Friday, July 5, 2013

Lucky Luke: Daisy Town

Daisy Town; animated western comedy, France/ Belgium, 1971; D: Rene Goscinny, S: Marcel Bozzuffi, Pierre Trabaud, Jean Berger, Roger Carel  

A wagon caravan stops somewhere in the Wild West and builds a new settlement, Daisy Town. The inhabitants are starting a new life there, but the town also starts attracting shady gangsters. Luckily, a fast drawer shows up, too, Lucky Luke, who accepts the position of a sheriff and brings law and order. However, a new challenge shows up when the four Dalton brothers show up and wreck havoc. Luke manages to banish them, and they are arrested, but instigate a conflict with the Indians. Thanks to Luke and the cavalry, the Indians give upon attacking the citizens. In the end, the news of gold in the mountains leads to everyone abandoning Daisy Town, so Luke leaves.

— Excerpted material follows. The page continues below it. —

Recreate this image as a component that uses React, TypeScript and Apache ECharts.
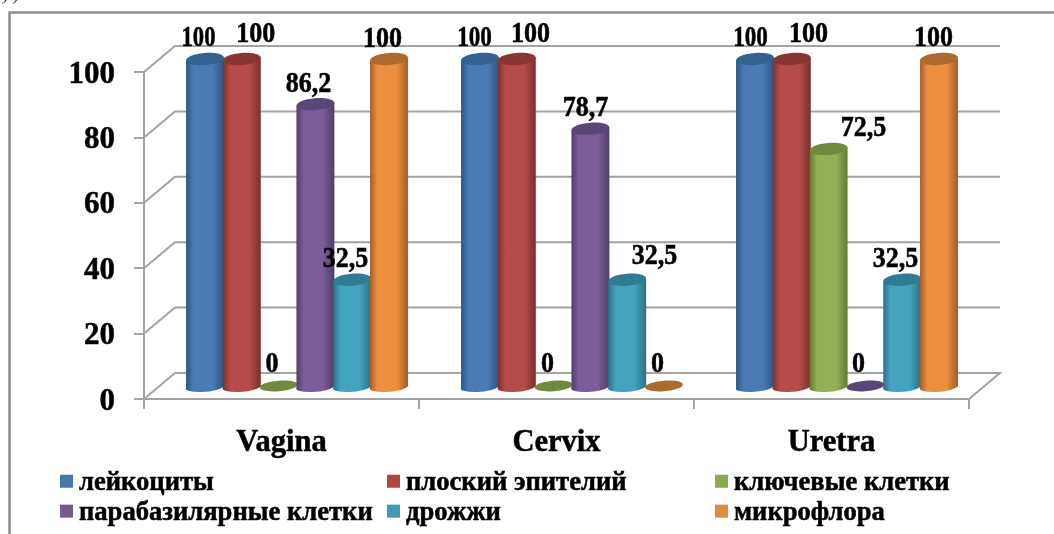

The first feature film about Lucky Luke, "Daisy Town" is also the best films featuring the beloved comic book hero by Morris, a clever, fun and (especially in the first half) very stylish animated comedy that spoofs the western cliches. The opening 35 minutes are a tour-de-force example of satire, topping even Rene Gosciny's own "Asterix", from the small gags revolving around a guy carrying a ladder with a man in a wheelchair up to Luke beating up outlaws in the saloon, which is so meticulously choreographed that it works almost as smooth as good ballet (Luke beating up a gangster by holding his suspenders, so that he bounces like an attached ping-pong ball; throwing a ladder on several gangsters climbing up the stairs). When the Daltons show up, the story is still running, but once they run for the elections in the town, the story slowly runs down and even gets stuck while lingering too much with their direct clash with Luke. The constant panning from the shortest to the tallest Dalton quickly becomes an old joke, whereas the inventive touch gets lost until the last third becomes just a tiresome finale with no sizzling jokes anymore. Overall, though overstretched, "Daisy Town" is still a refreshingly pure and good-spirited examples of 'good old school' film making at a time when the sole storyline was more important than flashy effects and "make up".


1 comment:

Christopher Sobieniak said...

At least you didn't mention the English version voiced by one guy, Rich Little!